*AIM*: Take the lines from the beginning of the material through the line containing "const table2Header = ['Yıl', 'Boy (m)'];" and retype them exactly, leaving the pictures out.

*COLLECTED MATERIAL*:
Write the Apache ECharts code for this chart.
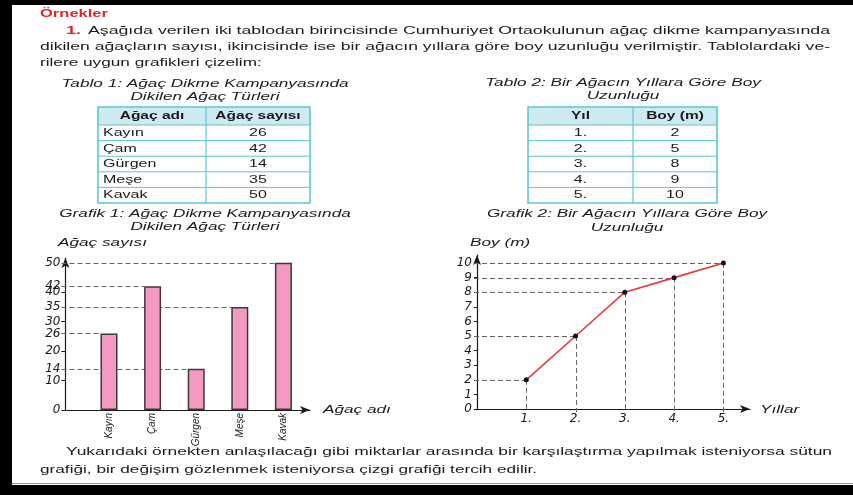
<!DOCTYPE html>
<html><head><meta charset="utf-8">
<script src="https://cdn.jsdelivr.net/npm/echarts@6/dist/echarts.min.js"></script>
<style>html,body{margin:0;padding:0;background:#fff}#c{width:853px;height:495px}</style>
</head><body><div id="c"></div>
<script>
// ---- data ----
const treeNames = ['Kayın', 'Çam', 'Gürgen', 'Meşe', 'Kavak'];
const treeCounts = [26, 42, 14, 35, 50];
const barTickLabels = [0, 10, 14, 20, 26, 30, 35, 40, 42, 50];
const barTickMarks = [0, 10, 20, 30, 40];
const years = ['1.', '2.', '3.', '4.', '5.'];
const heights = [2, 5, 8, 9, 10];
const lineTickLabels = [0, 1, 2, 3, 4, 5, 6, 7, 8, 9, 10];
const table1Header = ['Ağaç adı', 'Ağaç sayısı'];
const table2Header = ['Yıl', 'Boy (m)'];

const heading = 'Örnekler';
const introLines = [
  'Aşağıda verilen iki tablodan birincisinde Cumhuriyet Ortaokulunun ağaç dikme kampanyasında',
  'dikilen ağaçların sayısı, ikincisinde ise bir ağacın yıllara göre boy uzunluğu verilmiştir. Tablolardaki ve-',
  'rilere uygun grafikleri çizelim:'
];
const table1Title = ['Tablo 1: Ağaç Dikme Kampanyasında', 'Dikilen Ağaç Türleri'];
const table2Title = ['Tablo 2: Bir Ağacın Yıllara Göre Boy', 'Uzunluğu'];
const chart1Title = ['Grafik 1: Ağaç Dikme Kampanyasında', 'Dikilen Ağaç Türleri'];
const chart2Title = ['Grafik 2: Bir Ağacın Yıllara Göre Boy', 'Uzunluğu'];
const outroLines = [
  'Yukarıdaki örnekten anlaşılacağı gibi miktarlar arasında bir karşılaştırma yapılmak isteniyorsa sütun',
  'grafiği, bir değişim gözlenmek isteniyorsa çizgi grafiği tercih edilir.'
];

// ---- helpers ----
const FAM = '"Liberation Sans", Arial, Helvetica, sans-serif';
const S = 1.72; // horizontal stretch of the printed page
const TXT = '#1a1a1a';
const RED = '#e4232b';
const CYAN = '#5cc6d6';
const mctx = document.createElement('canvas').getContext('2d');
function measure(t, font) { mctx.font = font; return mctx.measureText(t).width; }
function T(text, x, y, o) {
  o = o || {};
  const size = o.size || 10;
  const font = (o.italic ? 'italic ' : '') + (o.bold ? 'bold ' : '') + size + 'px ' + FAM;
  const sx = o.w ? o.w / measure(text, font) : (o.s || S);
  const al = o.align || 'left';
  return {
    type: 'text', x: x, y: y, scaleX: sx, silent: true, z: 10,
    style: { text: text, font: font, fill: o.color || TXT,
      textAlign: al, align: al, textVerticalAlign: 'middle', verticalAlign: 'middle' }
  };
}
function table(x0, xd, x1, y0, headH, rowH, header, rows, firstLeft) {
  const els = [];
  const nRows = rows.length;
  const yEnd = y0 + headH + nRows * rowH;
  els.push({ type: 'rect', shape: { x: x0, y: y0, width: x1 - x0, height: headH }, style: { fill: '#cdeaf0' }, silent: true });
  for (let i = 1; i < nRows; i++) {
    const y = y0 + headH + i * rowH;
    els.push({ type: 'line', shape: { x1: x0, y1: y, x2: x1, y2: y }, style: { stroke: CYAN, lineWidth: 1 }, silent: true });
  }
  els.push({ type: 'line', shape: { x1: x0, y1: y0 + headH, x2: x1, y2: y0 + headH }, style: { stroke: CYAN, lineWidth: 1.2 }, silent: true });
  els.push({ type: 'line', shape: { x1: xd, y1: y0, x2: xd, y2: yEnd }, style: { stroke: CYAN, lineWidth: 1.2 }, silent: true });
  els.push({ type: 'rect', shape: { x: x0, y: y0, width: x1 - x0, height: yEnd - y0 }, style: { fill: 'none', stroke: CYAN, lineWidth: 1.6 }, silent: true });
  const c1 = (x0 + xd) / 2, c2 = (xd + x1) / 2;
  els.push(T(header[0], c1, y0 + headH / 2 + 0.5, { bold: true, align: 'center', size: 10, s: 1.55 }));
  els.push(T(header[1], c2, y0 + headH / 2 + 0.5, { bold: true, align: 'center', size: 10, s: 1.55 }));
  rows.forEach(function (r, i) {
    const y = y0 + headH + (i + 0.5) * rowH + 0.5;
    if (firstLeft) els.push(T(String(r[0]), x0 + 5, y, { size: 10, s: 1.6 }));
    else els.push(T(String(r[0]), c1, y, { size: 10, s: 1.6, align: 'center' }));
    els.push(T(String(r[1]), c2, y, { size: 10, s: 1.6, align: 'center' }));
  });
  return els;
}

const graphics = [
  { type: 'rect', shape: { x: 0, y: 0, width: 853, height: 5 }, style: { fill: '#000' }, silent: true },
  { type: 'rect', shape: { x: 0, y: 0, width: 12, height: 495 }, style: { fill: '#000' }, silent: true },
  { type: 'rect', shape: { x: 0, y: 485, width: 853, height: 10 }, style: { fill: '#000' }, silent: true },
  { type: 'line', shape: { x1: 12, y1: 483.5, x2: 853, y2: 483.5 }, style: { stroke: '#9a9a9a', lineWidth: 1 }, silent: true },
  T(heading, 40, 13.5, { bold: true, color: RED, w: 68, size: 11.5 }),
  T('1.', 66, 31, { bold: true, color: RED, size: 10.5 }),
  T(introLines[0], 88, 31, { w: 742 }),
  T(introLines[1], 40, 47, { w: 790 }),
  T(introLines[2], 40, 63),
  T(table1Title[0], 205, 84, { italic: true, align: 'center' }),
  T(table1Title[1], 205, 97, { italic: true, align: 'center' }),
  T(table2Title[0], 623, 83, { italic: true, align: 'center' }),
  T(table2Title[1], 623, 96, { italic: true, align: 'center' }),
  T(chart1Title[0], 205, 214, { italic: true, align: 'center' }),
  T(chart1Title[1], 205, 227, { italic: true, align: 'center' }),
  T(chart2Title[0], 627, 214, { italic: true, align: 'center' }),
  T(chart2Title[1], 627, 228, { italic: true, align: 'center' }),
  T('Ağaç sayısı', 58, 243, { italic: true }),
  T('Boy (m)', 470, 243, { italic: true }),
  T('Ağaç adı', 323, 410, { italic: true }),
  T('Yıllar', 760, 410, { italic: true }),
  T(outroLines[0], 66, 452, { w: 766 }),
  T(outroLines[1], 40, 470)
].concat(
  table(98, 206, 310, 107, 18, 15.6, table1Header, treeNames.map(function (n, i) { return [n, treeCounts[i]]; }), true),
  table(528, 633, 717, 107, 18, 15.6, table2Header, years.map(function (y, i) { return [y, heights[i]]; }), false)
);

const BAR_W = 17;
const axisLineStyle = { show: true, lineStyle: { color: '#1a1a1a', width: 1.2 }, symbol: ['none', 'arrow'], symbolSize: [6, 10] };
const labFont = { fontFamily: '"DejaVu Sans", sans-serif', fontStyle: 'italic', fontSize: 12, color: '#1a1a1a' };
const dash = { stroke: '#666', lineWidth: 1, lineDash: [5, 3] };

const option = {
  backgroundColor: '#fff',
  animation: false,
  graphic: { elements: graphics },
  grid: [
    { left: 65.4, top: 258, width: 244.6, height: 152, containLabel: false, outerBoundsMode: 'none' },
    { left: 477, top: 255, width: 273, height: 154, containLabel: false, outerBoundsMode: 'none' }
  ],
  xAxis: [
    { gridIndex: 0, type: 'value', min: 0, max: 5.61, splitLine: { show: false },
      axisLine: axisLineStyle, axisTick: { show: false },
      axisLabel: { customValues: [1, 2, 3, 4, 5], formatter: function (v) { return treeNames[v - 1] || ''; },
        rotate: 90, margin: 3, fontFamily: FAM, fontStyle: 'italic', fontSize: 10, color: '#1a1a1a' } },
    { gridIndex: 1, type: 'value', min: 0, max: 5.54, splitLine: { show: false },
      axisLine: axisLineStyle, axisTick: { show: false },
      axisLabel: Object.assign({ customValues: [1, 2, 3, 4, 5], formatter: function (v) { return years[v - 1] || ''; }, margin: 4 }, labFont) }
  ],
  yAxis: [
    { gridIndex: 0, type: 'value', min: 0, max: 51.6, splitLine: { show: false },
      axisLine: axisLineStyle,
      axisTick: { show: true, customValues: barTickMarks, length: 4, lineStyle: { color: '#1a1a1a' } },
      axisLabel: Object.assign({ customValues: barTickLabels, margin: 5 }, labFont) },
    { gridIndex: 1, type: 'value', min: 0, max: 10.55, splitLine: { show: false },
      axisLine: axisLineStyle,
      axisTick: { show: true, customValues: lineTickLabels, length: 3, lineStyle: { color: '#1a1a1a' } },
      axisLabel: Object.assign({ customValues: lineTickLabels, margin: 5 }, labFont) }
  ],
  series: [
    { type: 'custom', xAxisIndex: 0, yAxisIndex: 0, z: 1, silent: true,
      data: treeCounts.map(function (v, i) { return [i + 1, v]; }),
      renderItem: function (params, api) {
        const p = api.coord([api.value(0), api.value(1)]);
        const cs = params.coordSys;
        return { type: 'line', shape: { x1: cs.x - 4, y1: Math.round(p[1]) + 0.5, x2: p[0] - BAR_W / 2, y2: Math.round(p[1]) + 0.5 }, style: dash };
      } },
    { type: 'bar', xAxisIndex: 0, yAxisIndex: 0, z: 3, barWidth: BAR_W,
      data: treeCounts.map(function (v, i) { return [i + 1, v]; }),
      itemStyle: { color: '#f49ac2', borderColor: '#3a3a3a', borderWidth: 1.5 } },
    { type: 'custom', xAxisIndex: 1, yAxisIndex: 1, z: 1, silent: true,
      data: heights.map(function (v, i) { return [i + 1, v]; }),
      renderItem: function (params, api) {
        const p = api.coord([api.value(0), api.value(1)]);
        const o = api.coord([0, 0]);
        const y = Math.round(p[1]) + 0.5, x = Math.round(p[0]) + 0.5;
        return { type: 'group', children: [
          { type: 'line', shape: { x1: o[0] - 3, y1: y, x2: p[0], y2: y }, style: dash },
          { type: 'line', shape: { x1: x, y1: p[1], x2: x, y2: o[1] + 3 }, style: dash }
        ] };
      } },
    { type: 'line', xAxisIndex: 1, yAxisIndex: 1, z: 3,
      data: heights.map(function (v, i) { return [i + 1, v]; }),
      lineStyle: { color: '#e8383d', width: 1.6 },
      symbol: 'circle', symbolSize: 5, itemStyle: { color: '#111', borderWidth: 0 } }
  ]
};
const chart = echarts.init(document.getElementById('c'), null, { renderer: 'canvas' });
chart.setOption(option);
</script>
</body></html>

*ANSWER FOR THE TASK*:
Write the Apache ECharts code for this chart.
<!DOCTYPE html>
<html><head><meta charset="utf-8">
<script src="https://cdn.jsdelivr.net/npm/echarts@6/dist/echarts.min.js"></script>
<style>html,body{margin:0;padding:0;background:#fff}#c{width:853px;height:495px}</style>
</head><body><div id="c"></div>
<script>
// ---- data ----
const treeNames = ['Kayın', 'Çam', 'Gürgen', 'Meşe', 'Kavak'];
const treeCounts = [26, 42, 14, 35, 50];
const barTickLabels = [0, 10, 14, 20, 26, 30, 35, 40, 42, 50];
const barTickMarks = [0, 10, 20, 30, 40];
const years = ['1.', '2.', '3.', '4.', '5.'];
const heights = [2, 5, 8, 9, 10];
const lineTickLabels = [0, 1, 2, 3, 4, 5, 6, 7, 8, 9, 10];
const table1Header = ['Ağaç adı', 'Ağaç sayısı'];
const table2Header = ['Yıl', 'Boy (m)'];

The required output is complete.